Projekt unter Leitung von Prof. Norbert W. Hinterberger und Silke Feldhoff M.A.
Für den Westeuropäer bezeichnet »Rote Exotik« die Wirkung von (post-) kommunistischen und (post-) sozialistischen Gesellschaften. Überall dort, wo sich diese Ideologie in Alltagskultur niederschlägt, wird vom schillernden Begriff »Rote Exotik« gesprochen.
Im Sommer 2005 reiste eine Gruppe von Weimarer Kunststudenten nach Litauen und beschäftigte sich mit »roter« Alltagskultur. Standorte waren Vilnius (Wilna) – seit 1990 Hauptstadt der nach zahlreichen Besetzungen und Annektierungen erneut unabhängigen Republik Litauen – und der 130 km südlich von Vilnius liegende Grutas Park, im Volksmund auch »Stalin Park« genannt. Seit der Unabhängigkeit von 1990 hat der Westen Einzug in die Republik Litauen erhalten und seine Spuren hinterlassen. Der Umgang mit dem Westen ist widersprüchlich und spannungsreich. Im Alltagsleben prallen Ost und West aufeinander und finden ihre neuen Erscheinungsformen.
»Go West« von Christina Hirschberg zeigt einen nach Vilnius importierten, alten Mercedes-Bus, der mit den litauischen Nationalfarben (gelb, grün, rot) verziert wurde. Das sich spiegelnde Farb-Ornament am Kotflügel (»Go West I«) spielt mit der nationalen Identität Litauens. Die Übermalung des Mercedes-Sterns an der Radkappe (»Go West II«) verkleidet hingegen ein typisches Statussymbol des Westens. Das Automobil als Fortbewegungsmittel symbolisiert den Drang gen Westen und die Sehnsucht nach westlichen Standards. Der Aufbruch in die Zukunft ist längst vollzogen. Ob nun in litauischen oder in Reggae-Farben, die Forderung bleibt dieselbe: Friede, Freiheit und Gleichheit für Litauen als Teil der Europäischen Union.

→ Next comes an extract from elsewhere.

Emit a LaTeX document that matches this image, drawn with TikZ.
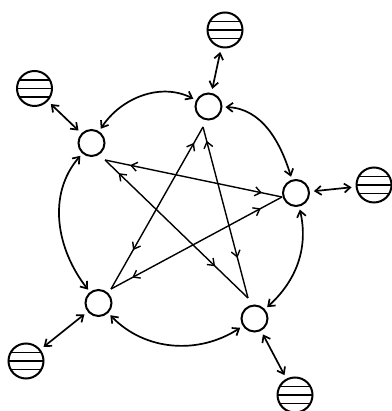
\documentclass[tikz,border=0pt]{standalone}
\usetikzlibrary{arrows.meta,decorations.markings}
\begin{document}
\begin{tikzpicture}[x=1pt,y=1pt,
  >={Straight Barb[length=6pt,width=9pt]},
  small/.style={circle,draw,line width=2pt,minimum size=26pt,inner sep=0pt},
  striped/.style={circle,draw,line width=2pt,minimum size=35pt,inner sep=0pt,
    path picture={
      \foreach \d in {-8.5,0,8.5}{
        \draw[line width=1.4pt] ([yshift=\d pt]path picture bounding box.west) -- ([yshift=\d pt]path picture bounding box.east);}
    }},
  ring/.style={<->,line width=1.7pt,shorten <=3pt,shorten >=3pt},
  spoke/.style={<->,line width=1.7pt,shorten <=4pt,shorten >=4pt},
  starline/.style 2 args={line width=1.4pt,
    postaction={decorate,decoration={markings,
      mark=at position #1 with {\arrow{<}},
      mark=at position #2 with {\arrow{>}}}}}
]
\useasboundingbox (0,0) rectangle (391,411);

% small circles
\node[small] (T)  at (208.5,304.5) {};
\node[small] (L)  at (91.5,268) {};
\node[small] (R)  at (296,218) {};
\node[small] (BL) at (98.5,108) {};
\node[small] (BR) at (254.5,92.5) {};

% striped circles
\node[striped] (ST)  at (225,381) {};
\node[striped] (SL)  at (34.5,322.5) {};
\node[striped] (SR)  at (374,226) {};
\node[striped] (SBL) at (26,50) {};
\node[striped] (SBR) at (295,16) {};

% spokes
\draw[spoke] (T) -- (ST);
\draw[spoke] (L) -- (SL);
\draw[spoke] (R) -- (SR);
\draw[spoke] (BL) -- (SBL);
\draw[spoke] (BR) -- (SBR);

% outer ring
\draw[ring] (L)  to[out=57,in=153]  (T);
\draw[ring] (T)  to[out=-2,in=107]  (R);
\draw[ring] (R)  to[out=-77,in=42]  (BR);
\draw[ring] (BR) to[out=-147,in=-46] (BL);
\draw[ring] (BL) to[out=128,in=229] (L);

% star vertices
\coordinate (vT)  at ([shift={(-5.5,-20.5)}]T.center);
\coordinate (vL)  at ([shift={(13.5,-17)}]L.center);
\coordinate (vR)  at ([shift={(-14,-4)}]R.center);
\coordinate (vBL) at ([shift={(12.5,14)}]BL.center);
\coordinate (vBR) at ([shift={(-6.5,20.5)}]BR.center);

% pentagram
\draw[starline={0.185}{0.887}] (vL) -- (vR);
\draw[starline={0.135}{0.77}]  (vL) -- (vBR);
\draw[starline={0.14}{0.76}]   (vT) -- (vBL);
\draw[starline={0.125}{0.765}] (vT) -- (vBR);
\draw[starline={0.165}{0.876}] (vBL) -- (vR);
\end{tikzpicture}
\end{document}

Mit der Installation »Nachwuchs« deutet die Künstlerin den historischen Zwiespalt an, in dem junge Menschen in Litauen aufwachsen. Ein weißes Miniaturhemd hängt verloren auf einer Wäscheleine, die quer durch den Ausstellungsraum gespannt ist. Auf der Vorderseite des Hemdes ist das litauische Staatswappen aufgedruckt, auf der Rückseite befindet sich das Wappen der Litauischen Sozialistischen Sowjetrepublik (SSR). Von 1940 bis 1990 war Litauen eine Sozialistische Sowjetrepublik. Heute sind die Litauer stolz auf ihre hart erkämpfte Unabhängigkeit – hier symbolisiert durch das litauische Wappen auf der Brust.
Die Bügelperformance »Stalin-Hitler« von Christina Hirschberg thematisiert den Umgang der Litauer mit ihrer eigenen Geschichte. Zwanzig Minuten lang bügelt die Künstlerin eine Flagge der Litauischen SSR und übersät sie mit Bügelbildern. Nur mühsam glättet das Reisebügeleisen die große Flagge auf dem Tischbügelbrett. Bügeln ist eine Geste bürgerlicher Tradition. Es nimmt die Falten der Vergangenheit und brennt sich in die Struktur des Stoffes ein.
Das Motiv des Bügelbildes zeigt eine Spielkarte, die das Wechselverhältnis von Befreier und Besatzer ausdrückt. Ursprünglich zierte die Karte mit Stalin und Hitler ein litauisches Plakat von 1989 aus Vilnius (Quelle: Werben für die Utopie: russische Plakatkunst des 20. Jahrhunderts). Das »Verunreinigen« der Flagge mit Bügelbildern ist Ausdruck eines respektlos-trotzigen Umgangs mit einem ehemaligen Hoheitszeichen. Heute werden Flaggen aus der Besatzerzeit auf Flohmärkten an Touristen verkauft.
Litauen wurde im Verlauf seiner Geschichte gleich dreimal besetzt: Sowjetunion, Nazis, Sowjetunion. Den Litauern wurden Heimat, Ehre und Name genommen. Das Gewalterbe der Nazis und der Stalinkultur ist bis heute eine unverheilte Wunde. Die Bügelperformance legt eine bestimmte Form der Vergangenheitsbewältigung offen. Die Besatzerzeit konnte bisher nur durch Remythologisierung oder Ästhetisierung in Litauen überwunden werden. Vor allem von Stalin konnten sich die baltischen Staaten nicht befreien, ohne ihn ästhetisch zu wiederholen.